● **DO THIS**
Retype only what runs from the beginning of the data through the line with "plt.rcParams['font.family'] = ['Lato', 'DejaVu"; please omit the pictures and keep every line exact.

● **DATA**
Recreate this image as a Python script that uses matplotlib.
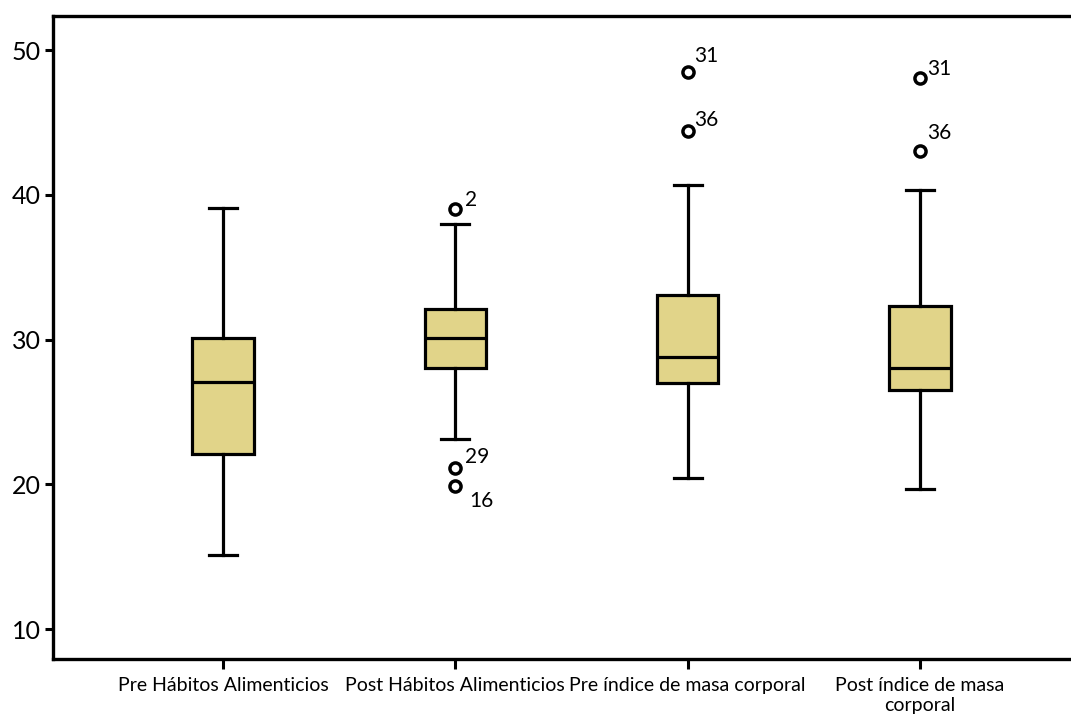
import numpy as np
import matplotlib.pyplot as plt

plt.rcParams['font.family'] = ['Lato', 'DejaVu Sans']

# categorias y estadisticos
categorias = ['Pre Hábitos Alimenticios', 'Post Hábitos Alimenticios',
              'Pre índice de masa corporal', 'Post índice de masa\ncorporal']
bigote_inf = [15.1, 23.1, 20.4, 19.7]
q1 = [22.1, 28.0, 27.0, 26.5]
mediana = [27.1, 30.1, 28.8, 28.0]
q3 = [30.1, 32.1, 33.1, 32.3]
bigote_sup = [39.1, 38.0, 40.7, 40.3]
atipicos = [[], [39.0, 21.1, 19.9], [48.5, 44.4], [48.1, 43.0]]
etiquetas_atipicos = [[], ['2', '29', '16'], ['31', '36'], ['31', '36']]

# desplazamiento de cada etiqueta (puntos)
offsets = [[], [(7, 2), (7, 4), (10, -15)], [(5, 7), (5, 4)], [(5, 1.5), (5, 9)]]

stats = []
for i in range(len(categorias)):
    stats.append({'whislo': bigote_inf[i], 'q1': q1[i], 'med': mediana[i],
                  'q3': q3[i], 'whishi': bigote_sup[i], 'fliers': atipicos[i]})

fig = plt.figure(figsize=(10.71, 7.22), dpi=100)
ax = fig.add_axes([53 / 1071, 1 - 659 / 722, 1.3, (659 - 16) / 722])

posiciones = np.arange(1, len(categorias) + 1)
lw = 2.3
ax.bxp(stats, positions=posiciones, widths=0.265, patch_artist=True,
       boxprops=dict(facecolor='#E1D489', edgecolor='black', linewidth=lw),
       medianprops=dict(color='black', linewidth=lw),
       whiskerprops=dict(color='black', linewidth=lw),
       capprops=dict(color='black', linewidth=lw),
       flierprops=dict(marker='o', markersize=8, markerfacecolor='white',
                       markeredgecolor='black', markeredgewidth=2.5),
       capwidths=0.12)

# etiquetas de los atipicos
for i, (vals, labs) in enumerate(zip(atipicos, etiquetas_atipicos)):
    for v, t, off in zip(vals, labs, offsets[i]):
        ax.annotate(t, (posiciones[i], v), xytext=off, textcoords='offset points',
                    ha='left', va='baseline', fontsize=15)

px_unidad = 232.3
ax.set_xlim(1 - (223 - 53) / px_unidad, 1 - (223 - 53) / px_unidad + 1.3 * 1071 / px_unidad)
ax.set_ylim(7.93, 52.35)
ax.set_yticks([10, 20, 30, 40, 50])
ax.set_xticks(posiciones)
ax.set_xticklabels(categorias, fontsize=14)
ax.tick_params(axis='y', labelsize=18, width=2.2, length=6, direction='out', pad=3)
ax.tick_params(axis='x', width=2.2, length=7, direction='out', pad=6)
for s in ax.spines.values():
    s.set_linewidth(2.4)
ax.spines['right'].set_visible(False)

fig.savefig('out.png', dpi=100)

● **FULL RESPONSE**
Recreate this image as a Python script that uses matplotlib.
import numpy as np
import matplotlib.pyplot as plt

plt.rcParams['font.family'] = ['Lato', 'DejaVu Sans']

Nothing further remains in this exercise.